The crowd of day laborers huddled in a parking lot outside McDonald’s has dropped by half.

A sense of unease has spread in this community since immigration agents began walking the streets as part of a stepped-up nationwide effort targeting an estimated 590,000 immigrant fugitives. Other illegal immigrants are being rounded up along the way.

Juana Osorio, an illegal immigrant from the Mexican state of Oaxaca, said her neighbors have largely stayed indoors since agents visited her apartment complex June 2.

“People rarely leave their houses now to go shopping,” Osorio, 37, said as she clutched a bottle of laundry detergent in a barren courtyard. “They walk in fear.”

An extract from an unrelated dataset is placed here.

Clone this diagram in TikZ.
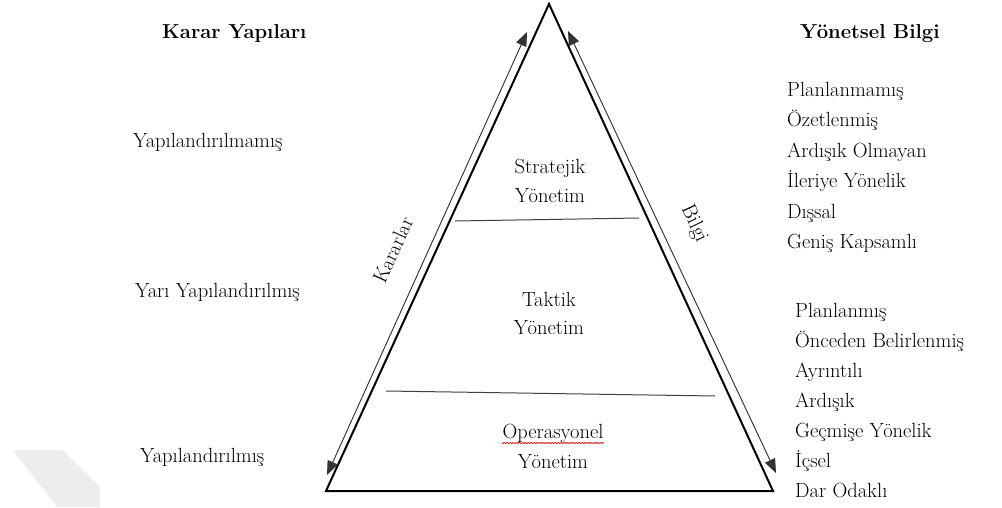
\documentclass[tikz,border=0pt]{standalone}
\usetikzlibrary{arrows.meta}
\tikzset{
  txt/.style={inner sep=0pt,font=\fontsize{20.5}{26}\selectfont},
  headtext/.style={inner sep=0pt,font=\fontsize{20.2}{26}\selectfont\bfseries},
  listitem/.style={txt,anchor=base west},
  levelname/.style={txt,anchor=base},
  pyramidline/.style={line width=2pt},
  dividerline/.style={line width=1pt,draw=black!75},
  flowarrow/.style={line width=0.9pt,draw=black!80,fill=black}
}
\begin{document}
\begin{tikzpicture}[x=1pt,y=-1pt]
\useasboundingbox (0,0) rectangle (1002,507);

% faint mark in the lower left corner
\fill[black!7] (13,450) -- (62,450) -- (100,487) -- (100,507) -- (57,507) -- cycle;

% pyramid outline
\coordinate (apex) at (549,4);
\coordinate (bl) at (326,491);
\coordinate (br) at (773,491);
\draw[pyramidline] (apex) -- (bl) -- (br) -- cycle;

% level dividers
\coordinate (d1a) at (455,221);
\coordinate (d1b) at (639,218);
\coordinate (d2a) at (386,391);
\coordinate (d2b) at (715,396);
\draw[dividerline] (d1a) -- (d1b);
\draw[dividerline] (d2a) -- (d2b);

% decision and information arrows along the sides
\coordinate (kTop) at (527,32);
\coordinate (kBot) at (327,475);
\coordinate (bTop) at (568,31);
\coordinate (bBot) at (776,473);
\draw[flowarrow,{Triangle[length=14pt,width=11pt]}-{Triangle[length=14pt,width=11pt]}] (kBot) -- (kTop);
\draw[flowarrow,{Triangle[length=14pt,width=11pt]}-{Triangle[length=14pt,width=11pt]}] (bTop) -- (bBot);

\node[txt,rotate=65.5] (kararlar) at (393,250) {Kararlar};
\node[txt,rotate=-64.8] (bilgi) at (694,224) {Bilgi};

% management levels
\node[levelname] (strat1) at (550,173) {Stratejik};
\node[levelname] (strat2) at (550,202) {Yönetim};
\node[levelname] (takt1) at (549,306) {Taktik};
\node[levelname] (takt2) at (549,334) {Yönetim};
\node[levelname] (oper1) at (553,438) {Operasyonel};
\node[levelname] (oper2) at (553,468) {Yönetim};
% red wavy underline below the first word
\draw[red,line width=0.6pt] plot[domain=0:102,samples=103,smooth] ({502+\x},{443+0.9*sin(\x*120)});

% decision structures
\node[headtext,anchor=base west] (kyHead) at (162,38) {Karar Yapıları};
\node[listitem] (ky1) at (133,147) {Yapılandırılmamış};
\node[listitem] (ky2) at (135,297) {Yarı Yapılandırılmış};
\node[listitem] (ky3) at (140,462) {Yapılandırılmış};

% managerial information
\node[headtext,anchor=base west] (ybHead) at (800,38) {Yönetsel Bilgi};
\node[listitem] (u1) at (787,96) {Planlanmamış};
\node[listitem] (u2) at (787,126) {Özetlenmiş};
\node[listitem] (u3) at (787,157) {Ardışık Olmayan};
\node[listitem] (u4) at (787,187) {İleriye Yönelik};
\node[listitem] (u5) at (787,218) {Dışsal};
\node[listitem] (u6) at (787,248) {Geniş Kapsamlı};

\node[listitem] (l1) at (795,317) {Planlanmış};
\node[listitem] (l2) at (795,347) {Önceden Belirlenmiş};
\node[listitem] (l3) at (795,377) {Ayrıntılı};
\node[listitem] (l4) at (795,407) {Ardışık};
\node[listitem] (l5) at (795,437) {Geçmişe Yönelik};
\node[listitem] (l6) at (795,467) {İçsel};
\node[listitem] (l7) at (795,497) {Dar Odaklı};
\end{tikzpicture}
\end{document}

In a blitz that began May 26 and ended Tuesday, federal agents arrested nearly 2,200 illegal immigrants, including about 400 in the San Diego area–more than any other city.

All this has immigrants on edge, even in places such as San Diego that are home to thousands of illegals, many of whom have lived openly for years.

U.S. Immigration and Customs Enforcement said about half the 2,179 people arrested in the 19-day nationwide raids–dubbed Operation Return to Sender–had criminal records, including convictions for sexual assault of a minor, assault with a deadly weapon and kidnapping.

While criminals were targeted, agents also asked neighbors and curious onlookers about their immigration status and, if they were in the country illegally, they got hauled away for deportation too.

“We can’t just turn our heads away from people we find along the way,” said Lauren Mack, an ICE spokeswoman in San Diego.